** Problem to work on **
Retype the data exactly, from its first line to the line containing "import matplotlib.pyplot as plt", including both, and skip any picture.
□ □ □ □ □
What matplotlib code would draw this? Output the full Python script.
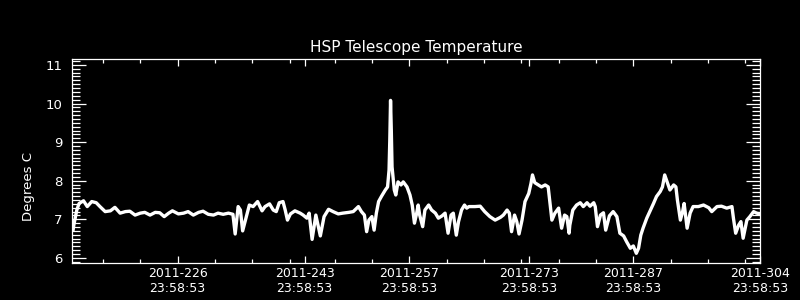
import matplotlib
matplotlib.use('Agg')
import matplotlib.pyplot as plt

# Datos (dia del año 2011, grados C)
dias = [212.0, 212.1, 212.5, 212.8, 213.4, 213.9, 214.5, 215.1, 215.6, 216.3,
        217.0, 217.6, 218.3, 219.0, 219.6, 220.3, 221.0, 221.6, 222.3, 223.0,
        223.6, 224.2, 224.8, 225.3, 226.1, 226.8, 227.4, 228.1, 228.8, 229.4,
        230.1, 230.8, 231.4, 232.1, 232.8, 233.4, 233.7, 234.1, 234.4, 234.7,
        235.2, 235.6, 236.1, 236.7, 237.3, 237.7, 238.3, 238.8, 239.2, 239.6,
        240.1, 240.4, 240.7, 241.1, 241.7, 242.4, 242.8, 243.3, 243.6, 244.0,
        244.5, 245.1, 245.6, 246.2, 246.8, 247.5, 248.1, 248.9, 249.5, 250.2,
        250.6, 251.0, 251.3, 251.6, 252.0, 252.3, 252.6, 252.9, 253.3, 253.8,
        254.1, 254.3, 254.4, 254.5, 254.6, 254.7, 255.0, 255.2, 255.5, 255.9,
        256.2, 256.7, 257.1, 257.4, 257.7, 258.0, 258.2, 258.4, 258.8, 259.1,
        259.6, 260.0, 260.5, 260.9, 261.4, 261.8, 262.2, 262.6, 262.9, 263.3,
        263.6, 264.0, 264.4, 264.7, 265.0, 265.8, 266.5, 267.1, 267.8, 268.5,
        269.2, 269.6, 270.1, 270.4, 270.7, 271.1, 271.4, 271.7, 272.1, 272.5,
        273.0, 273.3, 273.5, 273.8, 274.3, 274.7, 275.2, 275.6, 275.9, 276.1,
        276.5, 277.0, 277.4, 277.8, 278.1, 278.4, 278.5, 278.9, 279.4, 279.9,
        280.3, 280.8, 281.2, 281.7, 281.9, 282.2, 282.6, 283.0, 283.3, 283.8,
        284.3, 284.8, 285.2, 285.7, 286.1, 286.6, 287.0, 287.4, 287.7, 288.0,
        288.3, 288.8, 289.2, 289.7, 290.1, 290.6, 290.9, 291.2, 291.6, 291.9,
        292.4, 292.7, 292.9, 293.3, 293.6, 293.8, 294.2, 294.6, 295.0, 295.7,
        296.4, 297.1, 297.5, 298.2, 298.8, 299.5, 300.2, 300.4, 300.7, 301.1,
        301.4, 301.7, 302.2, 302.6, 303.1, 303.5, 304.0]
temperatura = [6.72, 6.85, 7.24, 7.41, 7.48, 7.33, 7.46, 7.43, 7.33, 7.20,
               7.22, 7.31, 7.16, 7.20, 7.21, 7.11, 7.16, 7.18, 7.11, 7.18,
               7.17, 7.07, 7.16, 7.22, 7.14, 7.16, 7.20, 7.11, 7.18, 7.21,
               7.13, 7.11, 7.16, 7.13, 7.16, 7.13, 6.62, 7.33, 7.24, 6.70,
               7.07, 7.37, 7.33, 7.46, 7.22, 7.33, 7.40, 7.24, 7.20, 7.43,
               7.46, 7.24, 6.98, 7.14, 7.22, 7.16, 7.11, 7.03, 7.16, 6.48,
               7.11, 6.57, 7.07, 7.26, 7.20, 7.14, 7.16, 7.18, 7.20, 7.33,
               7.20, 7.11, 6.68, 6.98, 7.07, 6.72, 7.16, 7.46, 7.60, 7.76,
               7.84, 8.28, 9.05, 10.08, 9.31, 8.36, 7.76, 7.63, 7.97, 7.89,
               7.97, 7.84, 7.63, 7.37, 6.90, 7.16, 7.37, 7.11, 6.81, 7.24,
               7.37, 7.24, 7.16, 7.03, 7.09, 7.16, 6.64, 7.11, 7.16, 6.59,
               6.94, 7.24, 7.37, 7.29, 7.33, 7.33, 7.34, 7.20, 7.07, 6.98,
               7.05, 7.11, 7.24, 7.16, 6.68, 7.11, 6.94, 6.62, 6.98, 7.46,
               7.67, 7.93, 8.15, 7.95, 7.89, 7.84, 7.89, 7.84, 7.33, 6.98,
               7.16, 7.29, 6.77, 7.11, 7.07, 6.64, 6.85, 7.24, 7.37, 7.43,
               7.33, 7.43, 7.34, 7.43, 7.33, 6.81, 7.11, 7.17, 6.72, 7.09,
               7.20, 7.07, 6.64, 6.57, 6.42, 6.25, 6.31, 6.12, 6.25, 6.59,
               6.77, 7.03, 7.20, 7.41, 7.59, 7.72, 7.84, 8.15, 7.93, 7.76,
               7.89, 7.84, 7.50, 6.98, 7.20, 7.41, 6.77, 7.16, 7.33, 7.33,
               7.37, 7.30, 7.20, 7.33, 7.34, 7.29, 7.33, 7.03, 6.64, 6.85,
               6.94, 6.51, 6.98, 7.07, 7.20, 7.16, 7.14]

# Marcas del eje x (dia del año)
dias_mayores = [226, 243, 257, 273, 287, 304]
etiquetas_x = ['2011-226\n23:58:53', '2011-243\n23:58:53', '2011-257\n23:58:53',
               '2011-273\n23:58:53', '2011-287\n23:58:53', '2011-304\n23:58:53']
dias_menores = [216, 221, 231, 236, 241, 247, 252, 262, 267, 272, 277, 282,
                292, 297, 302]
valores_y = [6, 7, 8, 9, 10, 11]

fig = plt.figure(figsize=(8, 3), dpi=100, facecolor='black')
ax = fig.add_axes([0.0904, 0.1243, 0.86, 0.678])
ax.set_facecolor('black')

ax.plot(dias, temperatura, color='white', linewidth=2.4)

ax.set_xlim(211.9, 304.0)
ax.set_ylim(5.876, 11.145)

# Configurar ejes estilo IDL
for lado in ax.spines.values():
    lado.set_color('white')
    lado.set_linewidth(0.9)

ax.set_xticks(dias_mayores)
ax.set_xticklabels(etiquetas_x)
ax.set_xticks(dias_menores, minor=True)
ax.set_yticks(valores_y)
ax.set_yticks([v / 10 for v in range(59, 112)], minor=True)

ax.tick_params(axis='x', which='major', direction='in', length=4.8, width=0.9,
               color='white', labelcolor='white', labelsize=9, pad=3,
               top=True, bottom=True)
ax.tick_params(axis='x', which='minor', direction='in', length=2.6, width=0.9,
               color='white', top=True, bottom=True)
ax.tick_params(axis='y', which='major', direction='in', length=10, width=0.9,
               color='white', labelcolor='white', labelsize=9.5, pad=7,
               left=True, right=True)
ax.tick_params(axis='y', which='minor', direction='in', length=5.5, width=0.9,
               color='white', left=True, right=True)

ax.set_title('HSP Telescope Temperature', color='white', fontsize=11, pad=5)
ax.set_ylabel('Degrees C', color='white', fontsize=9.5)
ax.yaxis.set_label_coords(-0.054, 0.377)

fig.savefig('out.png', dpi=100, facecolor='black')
□ □ □ □ □
** Final result **
What matplotlib code would draw this? Output the full Python script.
import matplotlib
matplotlib.use('Agg')
import matplotlib.pyplot as plt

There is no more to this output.